>>>>

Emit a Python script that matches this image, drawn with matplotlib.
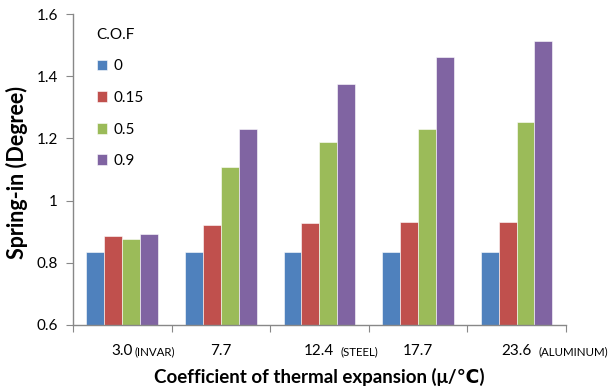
import matplotlib.pyplot as plt
import numpy as np

plt.rcParams['font.family'] = ['Lato', 'DejaVu Sans']

# data
categories = ['3.0', '7.7', '12.4', '17.7', '23.6']
materials = ['(INVAR)', '', '(STEEL)', '', '(ALUMINUM)']
cof_labels = ['0', '0.15', '0.5', '0.9']
spring_in = [
    [0.834, 0.836, 0.836, 0.836, 0.836],   # C.O.F 0
    [0.887, 0.922, 0.929, 0.931, 0.931],   # 0.15
    [0.876, 1.107, 1.189, 1.230, 1.253],   # 0.5
    [0.894, 1.230, 1.376, 1.463, 1.514],   # 0.9
]
colors = ['#4F81BD', '#C0504D', '#9BBB59', '#8064A2']

fig = plt.figure(figsize=(6.11, 3.91), dpi=100)
ax = fig.add_axes([0.1195, 0.1688, 0.8065, 0.7952])

x = np.arange(len(categories))
bw = 1 / 5.5
for i, (vals, c, lab) in enumerate(zip(spring_in, colors, cof_labels)):
    ax.bar(x + (i - 1.5) * bw, vals, width=bw, color=c, label=lab,
           edgecolor='white', linewidth=0.4)

ax.set_ylim(0.6, 1.6)
ax.set_yticks([0.6, 0.8, 1.0, 1.2, 1.4, 1.6])
ax.set_yticklabels(['0.6', '0.8', '1', '1.2', '1.4', '1.6'], fontsize=11)
ax.set_xlim(-0.5, len(categories) - 0.5)

# separators between groups as ticks; category text drawn below
ax.set_xticks(np.arange(len(categories) + 1) - 0.5)
ax.set_xticklabels([])
ax.tick_params(axis='x', length=5, color='#888888', direction='out')
ax.tick_params(axis='y', length=5, color='#888888', direction='out', pad=6)

for s in ['top', 'right']:
    ax.spines[s].set_visible(False)
for s in ['left', 'bottom']:
    ax.spines[s].set_color('#888888')
    ax.spines[s].set_linewidth(1.0)

offsets = [12, 0, 21, 0, 22]
for xi, cat, m, off in zip(x, categories, materials, offsets):
    ax.annotate(cat, xy=(xi, 0), xycoords=('data', 'axes fraction'),
                xytext=(0, -30), textcoords='offset pixels',
                ha='center', va='baseline', fontsize=11)
    if m:
        ax.annotate(m, xy=(xi, 0), xycoords=('data', 'axes fraction'),
                    xytext=(off, -30), textcoords='offset pixels',
                    ha='left', va='baseline', fontsize=8.3)

ax.set_ylabel('Spring-in (Degree)', fontsize=15.5, fontweight='bold')
ax.yaxis.set_label_coords(-0.114, 0.49)
ax.yaxis.label.set_va('center')
ax.set_xlabel('Coefficient of thermal expansion (μ/℃)', fontsize=13.5,
              fontweight='bold')
ax.xaxis.set_label_coords(0.5, -0.138)
ax.xaxis.label.set_va('top')

leg = ax.legend(title='C.O.F', loc='upper left', bbox_to_anchor=(0.02, 1.0),
                frameon=False, fontsize=11, title_fontsize=11,
                handlelength=0.7, handleheight=0.7, handletextpad=0.4,
                labelspacing=1.15)
leg._legend_box.align = 'left'

plt.savefig('out.png', dpi=100)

<<<<

PROBLEM:
Copy the material exactly. Do not include the pictures.

OUTPUT BELOW:
Emit a Python script that matches this image, drawn with matplotlib.
import matplotlib.pyplot as plt
import numpy as np

plt.rcParams['font.family'] = ['Lato', 'DejaVu Sans']

# data
categories = ['3.0', '7.7', '12.4', '17.7', '23.6']
materials = ['(INVAR)', '', '(STEEL)', '', '(ALUMINUM)']
cof_labels = ['0', '0.15', '0.5', '0.9']
spring_in = [
    [0.834, 0.836, 0.836, 0.836, 0.836],   # C.O.F 0
    [0.887, 0.922, 0.929, 0.931, 0.931],   # 0.15
    [0.876, 1.107, 1.189, 1.230, 1.253],   # 0.5
    [0.894, 1.230, 1.376, 1.463, 1.514],   # 0.9
]
colors = ['#4F81BD', '#C0504D', '#9BBB59', '#8064A2']

fig = plt.figure(figsize=(6.11, 3.91), dpi=100)
ax = fig.add_axes([0.1195, 0.1688, 0.8065, 0.7952])

x = np.arange(len(categories))
bw = 1 / 5.5
for i, (vals, c, lab) in enumerate(zip(spring_in, colors, cof_labels)):
    ax.bar(x + (i - 1.5) * bw, vals, width=bw, color=c, label=lab,
           edgecolor='white', linewidth=0.4)

ax.set_ylim(0.6, 1.6)
ax.set_yticks([0.6, 0.8, 1.0, 1.2, 1.4, 1.6])
ax.set_yticklabels(['0.6', '0.8', '1', '1.2', '1.4', '1.6'], fontsize=11)
ax.set_xlim(-0.5, len(categories) - 0.5)

# separators between groups as ticks; category text drawn below
ax.set_xticks(np.arange(len(categories) + 1) - 0.5)
ax.set_xticklabels([])
ax.tick_params(axis='x', length=5, color='#888888', direction='out')
ax.tick_params(axis='y', length=5, color='#888888', direction='out', pad=6)

for s in ['top', 'right']:
    ax.spines[s].set_visible(False)
for s in ['left', 'bottom']:
    ax.spines[s].set_color('#888888')
    ax.spines[s].set_linewidth(1.0)

offsets = [12, 0, 21, 0, 22]
for xi, cat, m, off in zip(x, categories, materials, offsets):
    ax.annotate(cat, xy=(xi, 0), xycoords=('data', 'axes fraction'),
                xytext=(0, -30), textcoords='offset pixels',
                ha='center', va='baseline', fontsize=11)
    if m:
        ax.annotate(m, xy=(xi, 0), xycoords=('data', 'axes fraction'),
                    xytext=(off, -30), textcoords='offset pixels',
                    ha='left', va='baseline', fontsize=8.3)

ax.set_ylabel('Spring-in (Degree)', fontsize=15.5, fontweight='bold')
ax.yaxis.set_label_coords(-0.114, 0.49)
ax.yaxis.label.set_va('center')
ax.set_xlabel('Coefficient of thermal expansion (μ/℃)', fontsize=13.5,
              fontweight='bold')
ax.xaxis.set_label_coords(0.5, -0.138)
ax.xaxis.label.set_va('top')

leg = ax.legend(title='C.O.F', loc='upper left', bbox_to_anchor=(0.02, 1.0),
                frameon=False, fontsize=11, title_fontsize=11,
                handlelength=0.7, handleheight=0.7, handletextpad=0.4,
                labelspacing=1.15)
leg._legend_box.align = 'left'

plt.savefig('out.png', dpi=100)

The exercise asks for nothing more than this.